Google Reader showed that we could add social layers and curation on top of RSS (recommendations, comments), while still allowing users to be in control of their feed. We need to go back to making it easier for users to control, understand, and personalize their feed outside of any single platform.
Media companies should advocate for this as well since it tips the scales back in their favor. We shouldn't have platforms that entire media businesses rely on for distribution (News+ shows that smart people still think this is the future). Give users the power to decide what they like, and how they want to get their content. Give content producers the tools to build relationships (and revenue) directly with their audience.
Some sites may decide to stay with Facebook, and that's great, but we need to spread the word that there is a better way. We need to have a conversation about easy, frictionless media consumption that's platform independent.
Self-hosted Services: Now that web servers are so cheap, we need to re-examine the idea of having our favorite services backed by servers we own and control, rather than a SaaS company. Wordpress for blogging, Matomo for web analytics, Rocket Chat or Mattermost for instant messaging. There are so many awesome free pieces of software that you can load up on your own server. If you're non-technical, many companies specialize in setting up these services for you. You just click to install, pay the hosting fees, and away you go.
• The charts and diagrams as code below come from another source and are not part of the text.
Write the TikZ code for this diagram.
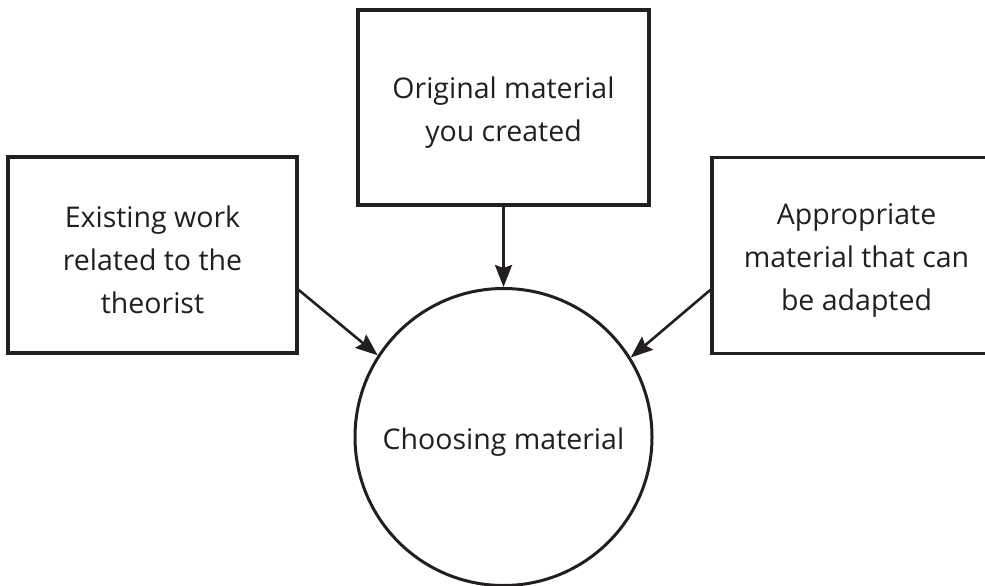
\documentclass[tikz,border=0pt]{standalone}
\usepackage{fontspec}
\setmainfont{Open Sans}
\usetikzlibrary{arrows.meta}
\definecolor{ink}{HTML}{231F20}
\begin{document}
\begin{tikzpicture}[x=1pt,y=-1pt,
  box/.style={draw=ink, line width=3.5pt, rectangle, minimum width=289pt, minimum height=196pt, inner sep=0pt},
  lbl/.style={align=center, text=ink, font=\fontsize{28.5}{43}\selectfont, inner sep=0pt},
  hub/.style={draw=ink, line width=3pt, circle, minimum size=297pt, inner sep=0pt},
  arr/.style={draw=ink, line width=2.6pt, -{Stealth[length=22pt,width=17pt,inset=3pt]}}]
\useasboundingbox (0,0) rectangle (985,586);
\clip (0,0) rectangle (985,586);
\fill[white] (0,0) rectangle (985,586);
\node[box, minimum width=291pt, minimum height=195pt] (top) at (503.5,107.5) {};
\node[lbl] (topt) at (503.5,113) {Original material\\you created};
\node[box] (left) at (152.5,255) {};
\node[lbl] (leftt) at (152.5,260) {Existing work\\related to the\\theorist};
\node[box] (right) at (856.5,255.5) {};
\node[lbl] (rightt) at (856.5,260.5) {Appropriate\\material that can\\be adapted};
\node[hub] (c) at (503.5,437) {};
\node[lbl] (ct) at (503.5,442) {Choosing material};
\draw[arr] (top.south) -- (c.north);
\draw[arr] ([yshift=-35pt]left.east) -- (c.147.5);
\draw[arr] ([yshift=-34.5pt]right.west) -- (c.32.4);
\end{tikzpicture}
\end{document}
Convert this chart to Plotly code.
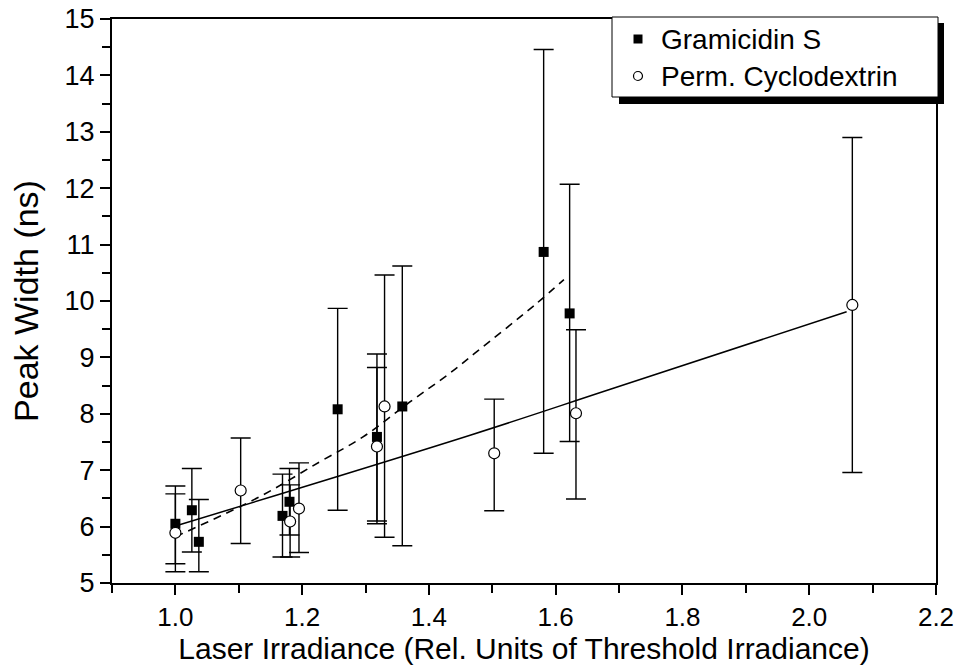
import plotly.graph_objects as go

# Gramicidin S (filled squares)
gram_x = [1.000, 1.026, 1.037, 1.169, 1.180, 1.256, 1.318, 1.358, 1.581, 1.622]
gram_y = [6.05, 6.29, 5.73, 6.19, 6.44, 8.08, 7.59, 8.13, 10.87, 9.78]
gram_hi = [6.72, 7.03, 6.48, 6.93, 7.03, 9.87, 9.06, 10.62, 14.46, 12.07]
gram_lo = [5.34, 5.55, 5.20, 5.46, 5.85, 6.29, 6.10, 5.66, 7.30, 7.51]

# Perm. Cyclodextrin (open circles)
cyc_x = [1.000, 1.103, 1.181, 1.195, 1.318, 1.330, 1.503, 1.632, 2.068]
cyc_y = [5.89, 6.64, 6.09, 6.32, 7.42, 8.13, 7.30, 8.01, 9.93]
cyc_hi = [6.58, 7.57, 6.74, 7.13, 8.82, 10.46, 8.26, 9.49, 12.90]
cyc_lo = [5.20, 5.70, 5.46, 5.54, 6.05, 5.81, 6.28, 6.49, 6.96]

# fitted curves (read from picture)
gfit_x = [1.000, 1.133, 1.228, 1.296, 1.370, 1.433, 1.472, 1.567, 1.613]
gfit_y = [5.82, 6.53, 7.15, 7.59, 8.21, 8.72, 9.07, 9.93, 10.38]
cfit_x = [1.000, 1.465, 1.685, 2.059]
cfit_y = [6.01, 7.62, 8.43, 9.81]

x_ticks = [1.0, 1.2, 1.4, 1.6, 1.8, 2.0, 2.2]
y_ticks = list(range(5, 16))
series_names = ["Gramicidin S", "Perm. Cyclodextrin"]

FONT = "Arial, 'Liberation Sans', sans-serif"

# plot-area geometry in pixels (for legend decoration placement)
L, R, T, B, W, H = 112, 21, 19, 82, 957, 665
PW, PH = W - L - R, H - T - B
def xp(px):
    return (px - L) / PW
def yp(py):
    return (H - B - py) / PH

def err(y, hi, lo):
    return [h - v for h, v in zip(hi, y)], [v - l for v, l in zip(y, lo)]

g_up, g_dn = err(gram_y, gram_hi, gram_lo)
c_up, c_dn = err(cyc_y, cyc_hi, cyc_lo)

fig = go.Figure()

fig.add_trace(go.Scatter(x=gfit_x, y=gfit_y, mode="lines", line_shape="spline",
                         line=dict(color="black", width=1.6, dash="8px,6px"),
                         showlegend=False, hoverinfo="skip"))
fig.add_trace(go.Scatter(x=cfit_x, y=cfit_y, mode="lines", line_shape="spline",
                         line=dict(color="black", width=1.5),
                         showlegend=False, hoverinfo="skip"))

fig.add_trace(go.Scatter(
    x=gram_x, y=gram_y, mode="markers", name=series_names[0], showlegend=False,
    marker=dict(symbol="square", size=10, color="black"),
    error_y=dict(type="data", symmetric=False, array=g_up, arrayminus=g_dn,
                 color="black", thickness=1.4, width=10)))
fig.add_trace(go.Scatter(
    x=cyc_x, y=cyc_y, mode="markers", name=series_names[1], showlegend=False,
    marker=dict(symbol="circle", size=11, color="white",
                line=dict(color="black", width=1.2)),
    error_y=dict(type="data", symmetric=False, array=c_up, arrayminus=c_dn,
                 color="black", thickness=1.4, width=10)))

# legend (box with drop shadow)
row1, row2 = 39, 76
shapes = [
    dict(type="rect", xref="paper", yref="paper", x0=xp(619), x1=xp(944), y0=yp(104), y1=yp(97),
         fillcolor="black", line_width=0, layer="above"),
    dict(type="rect", xref="paper", yref="paper", x0=xp(938), x1=xp(944), y0=yp(104), y1=yp(23),
         fillcolor="black", line_width=0, layer="above"),
    dict(type="rect", xref="paper", yref="paper", x0=xp(612), x1=xp(938), y0=yp(97), y1=yp(17),
         fillcolor="white", line=dict(color="black", width=1), layer="above"),
    dict(type="rect", xref="paper", yref="paper", xsizemode="pixel", ysizemode="pixel",
         xanchor=xp(638), yanchor=yp(row1), x0=-4.5, x1=4.5, y0=-4.5, y1=4.5,
         fillcolor="black", line_width=0, layer="above"),
    dict(type="circle", xref="paper", yref="paper", xsizemode="pixel", ysizemode="pixel",
         xanchor=xp(638), yanchor=yp(row2), x0=-4.5, x1=4.5, y0=-4.5, y1=4.5,
         fillcolor="white", line=dict(color="black", width=1.2), layer="above"),
]
annotations = [
    dict(text=series_names[0], xref="paper", yref="paper", x=xp(659), y=yp(row1),
         xanchor="left", yanchor="middle", showarrow=False, font=dict(size=28, family=FONT)),
    dict(text=series_names[1], xref="paper", yref="paper", x=xp(659), y=yp(row2),
         xanchor="left", yanchor="middle", showarrow=False, font=dict(size=28, family=FONT)),
]

fig.update_layout(
    width=W, height=H,
    margin=dict(l=L, r=R, t=T, b=B, autoexpand=False),
    paper_bgcolor="white", plot_bgcolor="white",
    font=dict(family=FONT, color="black", size=26),
    showlegend=False,
    shapes=shapes, annotations=annotations,
    xaxis=dict(range=[0.9, 2.2], tickvals=x_ticks, ticktext=[f"{v:.1f}" for v in x_ticks],
               showgrid=False, zeroline=False, showline=True, linecolor="black",
               linewidth=2, mirror=True, ticks="outside", ticklen=10, tickwidth=2,
               tickcolor="black", tickfont=dict(size=26),
               minor=dict(dtick=0.1, tick0=0.9, ticks="outside", ticklen=8, tickwidth=2, tickcolor="black"),
               title=dict(text="Laser Irradiance (Rel. Units of Threshold Irradiance)",
                          font=dict(size=30), standoff=4)),
    yaxis=dict(range=[5, 15], tickvals=y_ticks, showgrid=False, zeroline=False,
               showline=True, linecolor="black", linewidth=2, mirror=True,
               ticks="outside", ticklen=10, tickwidth=2, tickcolor="black",
               tickfont=dict(size=27),
               minor=dict(dtick=0.5, tick0=5, ticks="outside", ticklen=8, tickwidth=2, tickcolor="black"),
               title=dict(text="Peak Width (ns)", font=dict(size=34), standoff=16)),
)

fig.write_html("out.html")
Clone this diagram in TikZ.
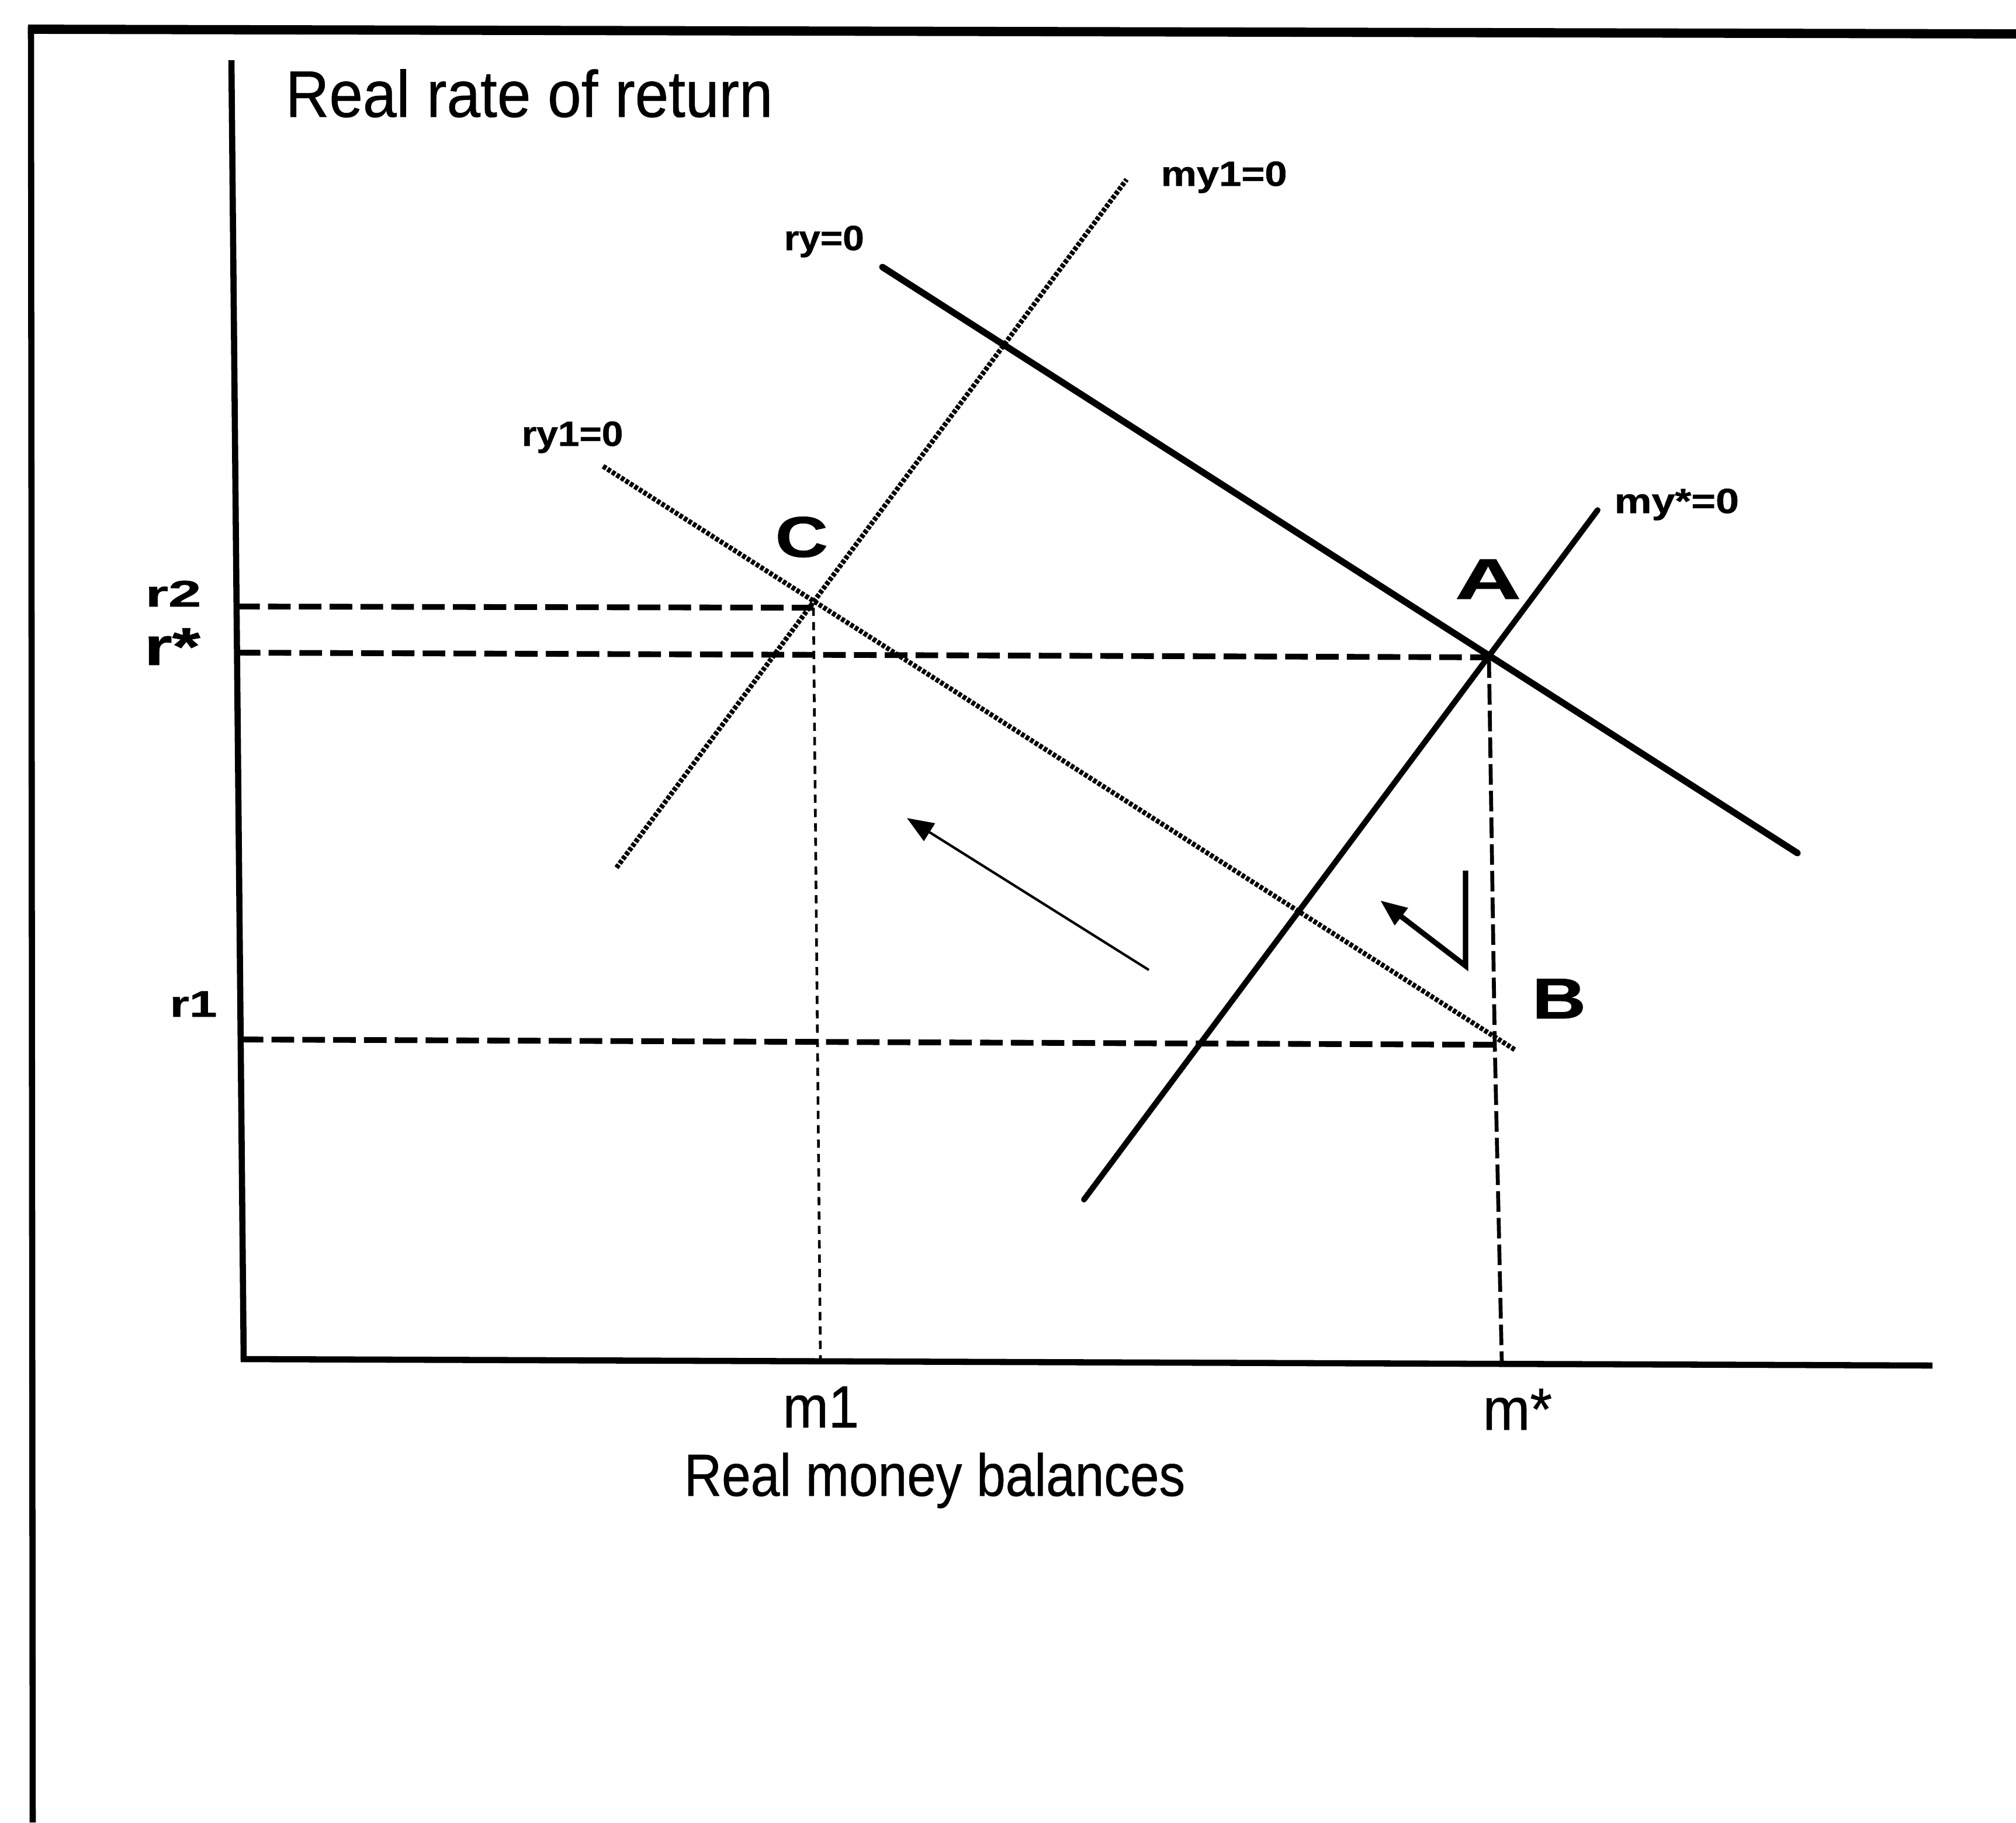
\documentclass[tikz,border=0pt]{standalone}
\usepackage{fontspec}
\usepackage{graphicx}
\setmainfont{Liberation Sans}[FakeBold=0.6]
\newfontfamily\heavyfont{Liberation Sans Bold}[FakeBold=0.8]
\usetikzlibrary{arrows.meta}
\newcommand{\xsc}[2]{\scalebox{#1}[1]{#2}}
\begin{document}
\begin{tikzpicture}[x=0.1mm,y=-0.1mm,
  frameline/.style={line width=4.5pt},
  axisline/.style={line width=3pt},
  solidcurve/.style={line width=3.2pt, line cap=round},
  dotcurve/.style={line width=2.4pt, dash pattern=on 1.8pt off 0.8pt},
  hdash/.style={line width=2.8pt, dash pattern=on 11pt off 4pt},
  vdash/.style={line width=1.9pt, dash pattern=on 10pt off 3pt},
  vdashthin/.style={line width=1.3pt, dash pattern=on 4pt off 3pt},
  lab/.style={inner sep=0pt, anchor=base west, font=\heavyfont\fontsize{17}{17}\selectfont},
  bigl/.style={inner sep=0pt, anchor=base west, font=\heavyfont\fontsize{28}{28}\selectfont},
  txt/.style={inner sep=0pt, anchor=base west},
  tip/.style={-{Triangle[length=13pt,width=10pt]}},
]
\useasboundingbox (0,0) rectangle (3450,3119);
% frame
\coordinate (fTL) at (48,50);
\coordinate (fTR) at (3450,58);
\coordinate (fL) at (53,45);
\coordinate (fB) at (56,3119);
\draw[frameline] (fTL) -- (fTR);
\draw[line width=3pt] (fL) -- (fB);
% axes
\coordinate (yTop) at (396,103);
\coordinate (O) at (417,2326);
\coordinate (xEnd) at (3307,2337);
\draw[axisline] (yTop) -- (O) -- (xEnd);
% key points
\coordinate (A) at (2548,1125);
\coordinate (B) at (2558,1788);
\coordinate (C) at (1392,1040);
\coordinate (r2L) at (406,1038);
\coordinate (rsL) at (407,1117);
\coordinate (r1L) at (412,1779);
\coordinate (m1B) at (1404,2326);
\coordinate (msB) at (2570,2331);
% dashed guides
\draw[hdash] (r2L) -- (C);
\draw[hdash] (rsL) -- (A);
\draw[hdash] (r1L) -- (B);
\draw[vdashthin] (C) -- (m1B);
\draw[vdash] (A) -- (B) -- (msB);
% curves
\coordinate (ry0a) at (1510,457);
\coordinate (ry0b) at (3076,1460);
\coordinate (mysa) at (1855,2053);
\coordinate (mysb) at (2734,873);
\coordinate (my1a) at (1055,1485);
\coordinate (my1b) at (1928,307);
\coordinate (ry1a) at (1032,798);
\coordinate (ry1b) at (2593,1797);
\draw[solidcurve] (ry0a) -- (ry0b);
\draw[solidcurve, line width=2.8pt] (mysa) -- (mysb);
\draw[dotcurve] (my1a) -- (my1b);
\draw[dotcurve] (ry1a) -- (ry1b);
% arrows
\coordinate (t1s) at (1966,1660);
\coordinate (t1e) at (1552,1400);
\draw[tip, line width=1.2pt] (t1s) -- (t1e);
\coordinate (t2s) at (2508,1490);
\coordinate (t2m) at (2508,1653);
\coordinate (t2e) at (2362,1541);
\draw[tip, line width=2.6pt, line join=miter] (t2s) -- (t2m) -- (t2e);
% labels
\node[txt, font=\fontsize{32}{32}\selectfont] (ylab) at (488,200) {\xsc{0.92}{Real rate of return}};
\node[txt, font=\fontsize{29}{29}\selectfont] (xlab) at (1170,2560) {\xsc{0.875}{Real money balances}};
\node[txt, font=\fontsize{29}{29}\selectfont] (m1lab) at (1339,2443) {\xsc{0.92}{m1}};
\node[txt, font=\fontsize{29}{29}\selectfont] (mslab) at (2537,2447) {\xsc{0.95}{m*}};
\node[lab] (my1lab) at (1986,318) {\xsc{1.15}{my1=0}};
\node[lab] (ry0lab) at (1341,428) {\xsc{1.1}{ry=0}};
\node[lab] (myslab) at (2762,878) {\xsc{1.2}{my*=0}};
\node[lab] (ry1lab) at (892,763) {\xsc{1.1}{ry1=0}};
\node[bigl] (Clab) at (1326,953) {\xsc{1.27}{C}};
\node[bigl] (Alab) at (2489,1025) {\xsc{1.6}{A}};
\node[bigl] (Blab) at (2621,1743) {\xsc{1.3}{B}};
\node[txt, font=\heavyfont\fontsize{18}{18}\selectfont] (r2lab) at (248,1038) {\xsc{1.6}{r2}};
\node[txt, font=\heavyfont\fontsize{26}{26}\selectfont] (rslab) at (246,1138) {\xsc{1.35}{r*}};
\node[txt, font=\heavyfont\fontsize{18}{18}\selectfont] (r1lab) at (290,1740) {\xsc{1.35}{r1}};
\end{tikzpicture}
\end{document}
You really don't need Slack's giant scale and infrastructure for your team of six people to talk and be productive. You don't need Google Analytics' aggressive data collection to monitor traffic on your small site. The list of outsized SaaS platforms that people use for relatively simple tasks goes on and on. Let's use SaaS when it makes sense and consider self-hosting by default.
I do believe that self-hosting would need to be productized more for mass adoption. But without a significant movement of people capable of willing to take the plunge, those products will never come. Or at least never rival centralized services.
I Know, I Know
I'm not ignorant of the reasons we ended up here. People are lazy. People don't care. But this is a systems problem, not a people problem. And I see demand growing for systems that makes doing the right thing easy. That make it easy to absorb dissenting, well-argued opinions. That provide a balanced, nutritious media diet that makes us feel better individually and as a society.